**Exercise**. Without the pictures, print the lines running from the beginning of the material to the line containing "const fs = '21px';", both ends included.

**Provided data**.
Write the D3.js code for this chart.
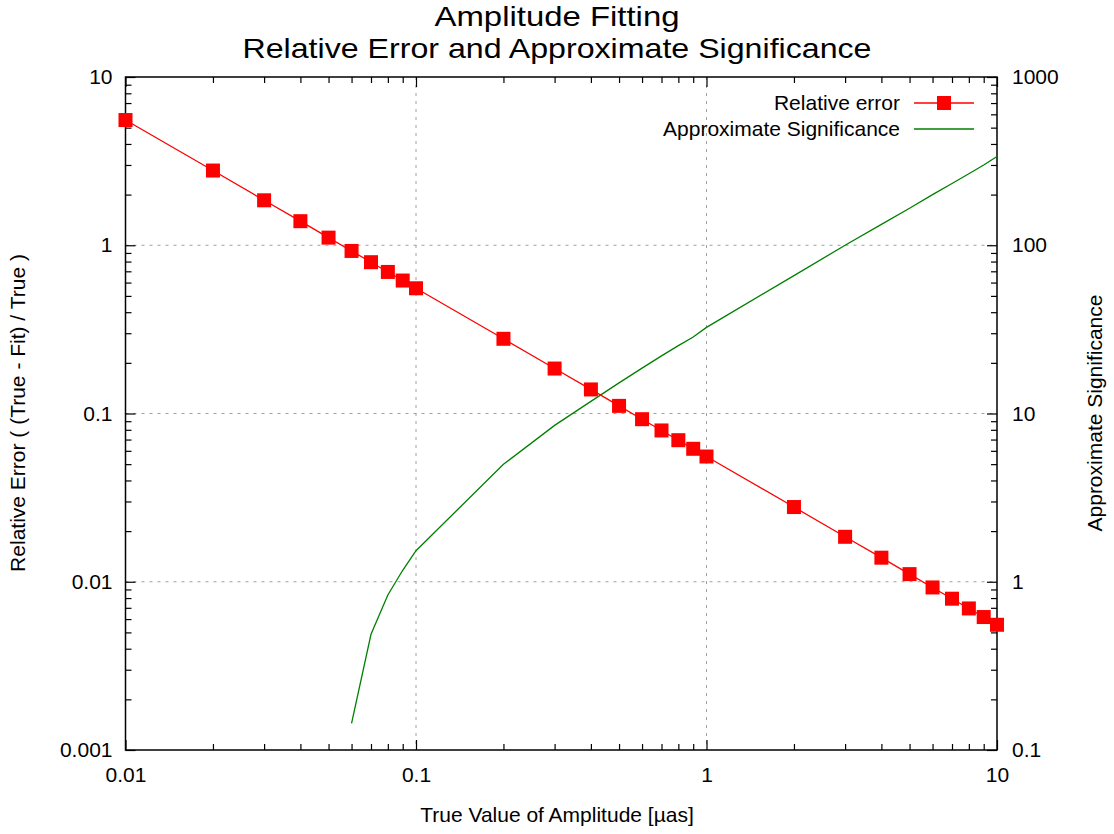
<!DOCTYPE html>
<html>
<head>
<meta charset="utf-8">
<script src="https://cdn.jsdelivr.net/npm/d3@7"></script>
<style>
  body { margin: 0; background: #fff; }
  text { font-family: "Liberation Sans", Arial, sans-serif; fill: #000; }
</style>
</head>
<body>
<div id="chart"></div>
<script>
// Relative error of the fitted amplitude
const amplitude = [0.01, 0.02, 0.03, 0.04, 0.05, 0.06, 0.07, 0.08, 0.09,
                   0.1, 0.2, 0.3, 0.4, 0.5, 0.6, 0.7, 0.8, 0.9,
                   1, 2, 3, 4, 5, 6, 7, 8, 9, 10];
const relError = [5.55, 2.78, 1.85, 1.39, 1.11, 0.925, 0.793, 0.694, 0.617,
                  0.555, 0.278, 0.185, 0.139, 0.111, 0.0925, 0.0793, 0.0694, 0.0617,
                  0.0555, 0.0278, 0.0185, 0.0139, 0.0111, 0.00925, 0.00793, 0.00694, 0.00617, 0.00555];

// Approximate significance (right axis)
const sigAmplitude = [0.06, 0.07, 0.08, 0.09, 0.1, 0.2, 0.3, 0.4, 0.5, 0.6, 0.7, 0.8, 0.9,
                      1, 2, 3, 4, 5, 6, 7, 8, 9, 10];
const significance = [0.144, 0.487, 0.834, 1.17, 1.53, 4.99, 8.5, 11.8, 15.2, 18.6, 22.0, 25.3, 28.5,
                      32.5, 66, 100, 133, 166, 200, 233, 266, 300, 337];

const xTickLabels = ['0.01', '0.1', '1', '10'];
const yTickLabels = ['0.001', '0.01', '0.1', '1', '10'];
const y2TickLabels = ['0.1', '1', '10', '100', '1000'];

const W = 1114, H = 834;
const margin = { top: 77, right: 117, bottom: 84, left: 125.5 };
const width = W - margin.left - margin.right;
const height = H - margin.top - margin.bottom;
const fs = '21px';

const svg = d3.select('#chart').append('svg')
    .attr('width', W)
    .attr('height', H);

const g = svg.append('g')
    .attr('transform', `translate(${margin.left},${margin.top})`);

const x = d3.scaleLog().domain([0.01, 10]).range([0, width]);
const y = d3.scaleLog().domain([0.001, 10]).range([height, 0]);
const y2 = d3.scaleLog().domain([0.1, 1000]).range([height, 0]);

// all 1..9 ticks for every decade of a log domain
function logTicks(lo, hi) {
    const out = [];
    for (let e = Math.round(Math.log10(lo)); e < Math.round(Math.log10(hi)); e++) {
        for (let m = 1; m < 10; m++) out.push(+(m * Math.pow(10, e)).toPrecision(3));
    }
    out.push(hi);
    return out;
}
const isMajor = v => Math.abs(Math.log10(v) - Math.round(Math.log10(v))) < 1e-9;

// grid
const grid = g.append('g').attr('stroke', '#a0a0a0').attr('stroke-dasharray', '3,5').attr('stroke-width', 1);
xTickLabels.map(Number).filter(v => v > 0.01 && v < 10).forEach(v => {
    grid.append('line').attr('x1', x(v)).attr('x2', x(v)).attr('y1', 0).attr('y2', height);
});
yTickLabels.map(Number).filter(v => v > 0.001 && v < 10).forEach(v => {
    grid.append('line').attr('x1', 0).attr('x2', width).attr('y1', y(v)).attr('y2', y(v));
});

function styleAxis(sel, showLabels) {
    sel.select('.domain').remove();
    sel.selectAll('.tick line').attr('stroke', '#000').attr('stroke-width', 1.2);
    sel.selectAll('.tick text')
        .style('font-size', fs)
        .style('font-family', '"Liberation Sans", Arial, sans-serif');
    if (!showLabels) sel.selectAll('.tick text').remove();
}

// bottom x axis
const xAxis = g.append('g')
    .attr('transform', `translate(0,${height})`)
    .call(d3.axisBottom(x).tickValues(logTicks(0.01, 10)).tickSize(-6).tickPadding(17)
        .tickFormat(d => isMajor(d) ? xTickLabels[Math.round(Math.log10(d)) + 2] : ''));
styleAxis(xAxis, true);
xAxis.selectAll('.tick').filter(d => isMajor(d)).select('line').attr('y2', -10);

// top mirror
const xTop = g.append('g')
    .call(d3.axisTop(x).tickValues(logTicks(0.01, 10)).tickSize(-6));
styleAxis(xTop, false);
xTop.selectAll('.tick').filter(d => isMajor(d)).select('line').attr('y2', 10);

// left y axis
const yAxis = g.append('g')
    .call(d3.axisLeft(y).tickValues(logTicks(0.001, 10)).tickSize(-6).tickPadding(13)
        .tickFormat(d => isMajor(d) ? yTickLabels[Math.round(Math.log10(d)) + 3] : ''));
styleAxis(yAxis, true);
yAxis.selectAll('.tick').filter(d => isMajor(d)).select('line').attr('x2', 10);

// right y2 axis
const y2Axis = g.append('g')
    .attr('transform', `translate(${width},0)`)
    .call(d3.axisRight(y2).tickValues(logTicks(0.1, 1000)).tickSize(-6).tickPadding(15)
        .tickFormat(d => isMajor(d) ? y2TickLabels[Math.round(Math.log10(d)) + 1] : ''));
styleAxis(y2Axis, true);
y2Axis.selectAll('.tick').filter(d => isMajor(d)).select('line').attr('x2', -10);

// border
g.append('rect')
    .attr('width', width).attr('height', height)
    .attr('fill', 'none').attr('stroke', '#000').attr('stroke-width', 1.5);

// significance line
const sigLine = d3.line().x(d => x(d[0])).y(d => y2(d[1]));
g.append('path')
    .datum(sigAmplitude.map((a, i) => [a, significance[i]]))
    .attr('fill', 'none').attr('stroke', '#008000').attr('stroke-width', 1.3)
    .attr('d', sigLine);

// relative error line + markers
const errLine = d3.line().x(d => x(d[0])).y(d => y(d[1]));
const errData = amplitude.map((a, i) => [a, relError[i]]);
g.append('path')
    .datum(errData)
    .attr('fill', 'none').attr('stroke', '#ff0000').attr('stroke-width', 1.3)
    .attr('d', errLine);
const ms = 14;
g.selectAll('.mk').data(errData).enter().append('rect')
    .attr('class', 'mk')
    .attr('x', d => x(d[0]) - ms / 2).attr('y', d => y(d[1]) - ms / 2)
    .attr('width', ms).attr('height', ms)
    .attr('fill', '#ff0000');

// legend
const legend = svg.append('g');
legend.append('text').attr('x', 900).attr('y', 110).attr('text-anchor', 'end')
    .style('font-size', fs).text('Relative error');
legend.append('line').attr('x1', 914).attr('x2', 974).attr('y1', 103).attr('y2', 103)
    .attr('stroke', '#ff0000').attr('stroke-width', 1.3);
legend.append('rect').attr('x', 944 - ms / 2).attr('y', 103 - ms / 2)
    .attr('width', ms).attr('height', ms).attr('fill', '#ff0000');
legend.append('text').attr('x', 900).attr('y', 136).attr('text-anchor', 'end')
    .style('font-size', fs).text('Approximate Significance');
legend.append('line').attr('x1', 914).attr('x2', 974).attr('y1', 129).attr('y2', 129)
    .attr('stroke', '#008000').attr('stroke-width', 1.3);

// titles (narrow, tall glyphs stretched to the original widths)
svg.append('text').attr('x', 557).attr('y', 26).attr('text-anchor', 'middle')
    .attr('textLength', 245).attr('lengthAdjust', 'spacingAndGlyphs')
    .style('font-size', '28px').text('Amplitude Fitting');
svg.append('text').attr('x', 557).attr('y', 58).attr('text-anchor', 'middle')
    .attr('textLength', 629).attr('lengthAdjust', 'spacingAndGlyphs')
    .style('font-size', '28px').text('Relative Error and Approximate Significance');

// axis labels
svg.append('text').attr('x', 557).attr('y', 822).attr('text-anchor', 'middle')
    .style('font-size', fs).text('True Value of Amplitude [µas]');
svg.append('text').attr('transform', 'translate(25,413) rotate(-90)').attr('text-anchor', 'middle')
    .style('font-size', fs).text('Relative Error ( (True - Fit) / True )');
svg.append('text').attr('transform', 'translate(1102,413) rotate(-90)').attr('text-anchor', 'middle')
    .style('font-size', fs).text('Approximate Significance');
</script>
</body>
</html>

**Answer in full**.
Write the D3.js code for this chart.
<!DOCTYPE html>
<html>
<head>
<meta charset="utf-8">
<script src="https://cdn.jsdelivr.net/npm/d3@7"></script>
<style>
  body { margin: 0; background: #fff; }
  text { font-family: "Liberation Sans", Arial, sans-serif; fill: #000; }
</style>
</head>
<body>
<div id="chart"></div>
<script>
// Relative error of the fitted amplitude
const amplitude = [0.01, 0.02, 0.03, 0.04, 0.05, 0.06, 0.07, 0.08, 0.09,
                   0.1, 0.2, 0.3, 0.4, 0.5, 0.6, 0.7, 0.8, 0.9,
                   1, 2, 3, 4, 5, 6, 7, 8, 9, 10];
const relError = [5.55, 2.78, 1.85, 1.39, 1.11, 0.925, 0.793, 0.694, 0.617,
                  0.555, 0.278, 0.185, 0.139, 0.111, 0.0925, 0.0793, 0.0694, 0.0617,
                  0.0555, 0.0278, 0.0185, 0.0139, 0.0111, 0.00925, 0.00793, 0.00694, 0.00617, 0.00555];

// Approximate significance (right axis)
const sigAmplitude = [0.06, 0.07, 0.08, 0.09, 0.1, 0.2, 0.3, 0.4, 0.5, 0.6, 0.7, 0.8, 0.9,
                      1, 2, 3, 4, 5, 6, 7, 8, 9, 10];
const significance = [0.144, 0.487, 0.834, 1.17, 1.53, 4.99, 8.5, 11.8, 15.2, 18.6, 22.0, 25.3, 28.5,
                      32.5, 66, 100, 133, 166, 200, 233, 266, 300, 337];

const xTickLabels = ['0.01', '0.1', '1', '10'];
const yTickLabels = ['0.001', '0.01', '0.1', '1', '10'];
const y2TickLabels = ['0.1', '1', '10', '100', '1000'];

const W = 1114, H = 834;
const margin = { top: 77, right: 117, bottom: 84, left: 125.5 };
const width = W - margin.left - margin.right;
const height = H - margin.top - margin.bottom;
const fs = '21px';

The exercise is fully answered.